- Photo by Pierre-Michel Villa on Unsplash

Plenty of institutions are strongly advocating the electrification of vehicles but despite the growing craze and the billion-dollar investments, it is becoming increasingly self-evident that, as things stand, electric cars are still a long way from universal adoption.

Photo by Tabea Damm on Unsplash

Photo by Tabea Damm on Unsplash

There are still enormous differences between regions. Some countries already have the infrastructure and are selling EVs like hotcakes but on the other hand, there are countries where the electric car is still a long way from being popular. In this scenario, I think that the words of Takahiro Hachigo, CEO of Honda, offer an interesting and refreshing opinion on the subject.

Mr. Hachigo says that "the objective is improving fuel efficiency, not electrification per se" and he's not so sure that customers around the world truly want an electric car. He also believes that there isn't going to be a dramatic increase in demand for battery-powered vehicles. Car manufacturers are essentially being forced to reduce emissions across their line-up, with different regulations in different markets, but Honda's boss believes that this can be achieved with hybrid cars, too.
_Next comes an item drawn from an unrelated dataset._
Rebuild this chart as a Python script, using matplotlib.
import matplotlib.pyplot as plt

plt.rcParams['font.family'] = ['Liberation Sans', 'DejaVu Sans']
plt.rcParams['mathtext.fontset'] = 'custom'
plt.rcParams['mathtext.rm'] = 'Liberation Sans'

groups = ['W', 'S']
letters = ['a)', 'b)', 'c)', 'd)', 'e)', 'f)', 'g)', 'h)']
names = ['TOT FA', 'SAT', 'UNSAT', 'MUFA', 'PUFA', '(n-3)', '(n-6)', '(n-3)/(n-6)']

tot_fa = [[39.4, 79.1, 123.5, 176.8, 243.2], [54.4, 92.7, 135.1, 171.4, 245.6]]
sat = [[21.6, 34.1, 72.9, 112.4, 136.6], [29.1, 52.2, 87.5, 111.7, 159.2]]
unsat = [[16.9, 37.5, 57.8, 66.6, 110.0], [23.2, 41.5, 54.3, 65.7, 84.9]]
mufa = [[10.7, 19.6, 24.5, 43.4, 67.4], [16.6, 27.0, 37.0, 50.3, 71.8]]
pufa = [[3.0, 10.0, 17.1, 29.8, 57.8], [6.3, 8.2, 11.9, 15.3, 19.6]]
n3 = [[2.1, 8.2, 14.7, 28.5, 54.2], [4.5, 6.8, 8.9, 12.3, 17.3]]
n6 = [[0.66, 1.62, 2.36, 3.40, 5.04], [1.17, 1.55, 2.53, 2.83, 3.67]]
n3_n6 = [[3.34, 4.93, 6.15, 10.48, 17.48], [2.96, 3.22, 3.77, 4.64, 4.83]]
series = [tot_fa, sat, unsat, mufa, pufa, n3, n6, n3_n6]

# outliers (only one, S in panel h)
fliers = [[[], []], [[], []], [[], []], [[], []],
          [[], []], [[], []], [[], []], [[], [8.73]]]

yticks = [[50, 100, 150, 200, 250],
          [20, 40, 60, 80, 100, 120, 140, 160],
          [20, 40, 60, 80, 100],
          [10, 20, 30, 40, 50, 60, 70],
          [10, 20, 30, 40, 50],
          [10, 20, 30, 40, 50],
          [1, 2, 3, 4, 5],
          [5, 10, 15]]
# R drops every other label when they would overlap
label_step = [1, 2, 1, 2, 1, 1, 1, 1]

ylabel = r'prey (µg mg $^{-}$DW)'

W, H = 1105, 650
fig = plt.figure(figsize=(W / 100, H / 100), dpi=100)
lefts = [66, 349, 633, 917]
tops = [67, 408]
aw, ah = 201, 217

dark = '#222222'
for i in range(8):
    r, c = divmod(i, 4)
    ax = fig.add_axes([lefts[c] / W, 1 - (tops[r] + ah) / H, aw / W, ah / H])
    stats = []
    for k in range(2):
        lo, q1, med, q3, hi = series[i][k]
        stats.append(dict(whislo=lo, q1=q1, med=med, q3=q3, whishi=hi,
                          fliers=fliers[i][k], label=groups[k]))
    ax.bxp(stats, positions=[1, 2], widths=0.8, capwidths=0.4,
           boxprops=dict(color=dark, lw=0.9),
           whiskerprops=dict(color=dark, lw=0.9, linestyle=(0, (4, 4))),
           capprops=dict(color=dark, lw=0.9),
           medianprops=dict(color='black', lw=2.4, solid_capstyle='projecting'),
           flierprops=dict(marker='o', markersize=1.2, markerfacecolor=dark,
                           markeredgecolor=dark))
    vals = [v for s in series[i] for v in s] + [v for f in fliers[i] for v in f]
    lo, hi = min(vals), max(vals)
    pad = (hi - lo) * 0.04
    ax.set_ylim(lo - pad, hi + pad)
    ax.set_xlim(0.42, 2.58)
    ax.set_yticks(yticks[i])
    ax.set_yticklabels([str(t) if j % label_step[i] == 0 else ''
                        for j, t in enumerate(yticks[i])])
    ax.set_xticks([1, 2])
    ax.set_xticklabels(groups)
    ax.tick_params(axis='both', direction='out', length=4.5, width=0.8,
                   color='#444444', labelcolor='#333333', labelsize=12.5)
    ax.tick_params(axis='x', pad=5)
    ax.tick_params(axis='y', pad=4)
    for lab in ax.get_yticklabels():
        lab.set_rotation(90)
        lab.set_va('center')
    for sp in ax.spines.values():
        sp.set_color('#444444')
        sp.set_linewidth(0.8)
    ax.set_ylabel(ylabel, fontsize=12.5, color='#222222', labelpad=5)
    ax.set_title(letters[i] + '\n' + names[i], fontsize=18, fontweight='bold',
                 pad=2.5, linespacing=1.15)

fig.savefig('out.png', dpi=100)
At the moment, Honda has confirmed availability for its all-electric city-car, the Honda E, for Europe and Japan, and the brand is committed to electrifying two-thirds of its line-up by 2030. Honda is also one of three manufacturers to offer a production fuel cell vehicle, along with Toyota (the Mirai) and Hyundai (the Nexo and the Tucson). The Honda Clarity, currently available in California, Japan and Europe, has a range of around 300 miles.